Bonny O'Donnell, 17, now a junior at Savannah High School in Georgia, was diagnosed with Post Traumatic Stress Disorder as a result of the bullying, and was taking medications for anxiety, depression and insomnia.
But late last summer, it all began to change for Bonny: Her therapist suggested she try using a service dog to help treat what had become a crippling fear of people and leaving the house. It took months to persuade the school to allow Carson in, but last month Bonny won her argument.
This week she will go to classes with the dog for the first time. And for the first time since she can remember, Bonny is not afraid to go to school.
"This is a huge victory," Bonny said.
Over the past several years, an exploding number of groups have trained and placed service dogs with children on the autism spectrum, adopted children with fetal-alcohol syndrome, combat veterans suffering with post-traumatic stress and brain injury, and the mentally ill.
But Bonny may be a pioneer. Service dog and bullying experts said they had not heard of a dog being used to help treat bullying-related trauma.

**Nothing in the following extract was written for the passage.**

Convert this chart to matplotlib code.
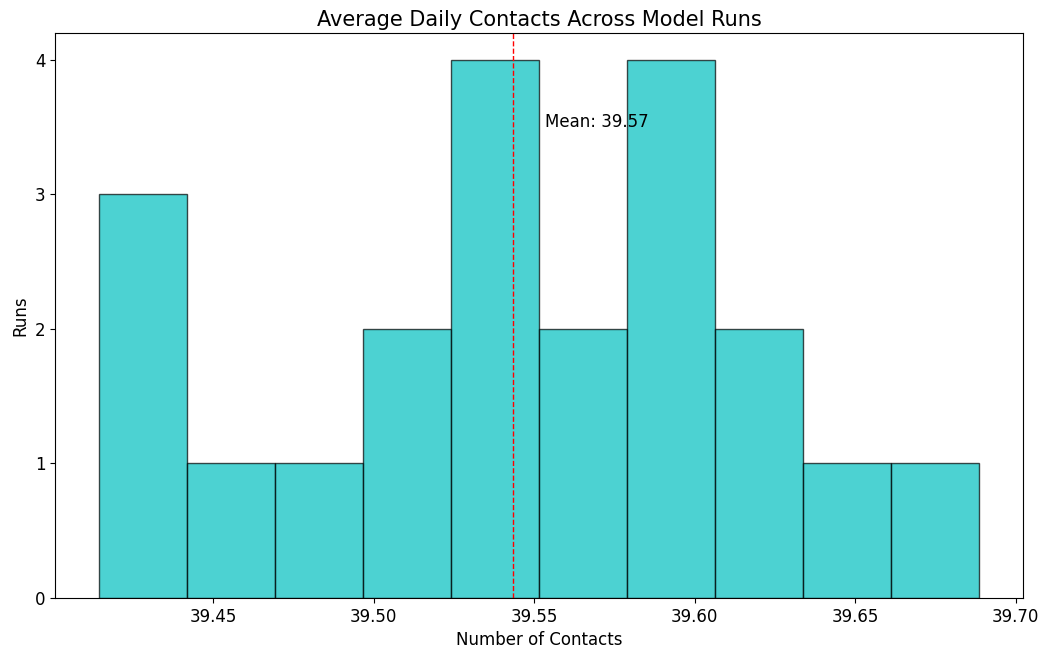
import numpy as np
import matplotlib
matplotlib.use("Agg")
import matplotlib.pyplot as plt

# average daily contacts per model run (21 runs)
contacts = [39.4144, 39.425, 39.436,
            39.455,
            39.481,
            39.503, 39.515,
            39.528, 39.535, 39.541, 39.5475,
            39.554, 39.565,
            39.581, 39.586, 39.591, 39.598,
            39.609, 39.620,
            39.640,
            39.6886]
mean_label = "Mean: 39.57"

fig = plt.figure(figsize=(10.44, 6.57), dpi=100)
ax = fig.add_axes([0.0527, 0.0898, 0.9273, 0.86])

ax.hist(contacts, bins=10, color='c', edgecolor='k', alpha=0.7)
m = np.mean(contacts)
ax.axvline(m, color='r', linestyle='dashed', linewidth=1)
ax.text(m + 0.01, 3.5, mean_label, fontsize=12)

ax.set_title("Average Daily Contacts Across Model Runs", fontsize=15, pad=5)
ax.set_xlabel("Number of Contacts", fontsize=12)
ax.set_ylabel("Runs", fontsize=12)
ax.tick_params(labelsize=12)
ax.set_yticks([0, 1, 2, 3, 4])

fig.savefig("out.png")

After her therapist suggested it, Bonny and her family began looking for a dog that could accompany her, and found Carson, a 50-pound Labrador-Husky mix on Craigslist.
At the time, Carson was being trained as a therapy dog — there is a crucial distinction between that and a working service dog under federal disability law. Bonny and her parents — Vicki, a fourth-grade teacher in the same public school district her daughter attends, and Dale, a security guard at a factory in town — brought the dog, now 3, home in August.
It wasn't long before Bonny noticed how much the dog was helping her, and the family made an appointment with the principal to see if Carson would be allowed to go to school.
It was a no-go, but eventually, citing what school officials said was a painstaking decision, the school agreed that allowing Carson on campus was best for Bonny.
In-depth research into how service dogs like Carson successfully perform their psychiatric duties is in its infancy. Dogs can pick up the scent of the stress hormone cortisol, and Carson can anticipate an oncoming panic attack.
He will rub his nose against her or lick her face to distract her from the source of her anxiety, and he has repeatedly helped to lower her pulse, Bonny and her mother said. The other savior for Bonny, Carson's ability to perform another officially recognized service dog task known as "deep pressure therapy," comes when Carson leans against her in a tense situation, his weight acting as a calming mechanism.
"There is good science behind this," said Brian Hare, an associate professor of evolutionary anthropology who is heading up new research at Duke University, looking at what specific canine traits could make for the best assistant dogs. "But in a classroom, there are going to be people who have phobias, who will be allergic — you have to balance it all out."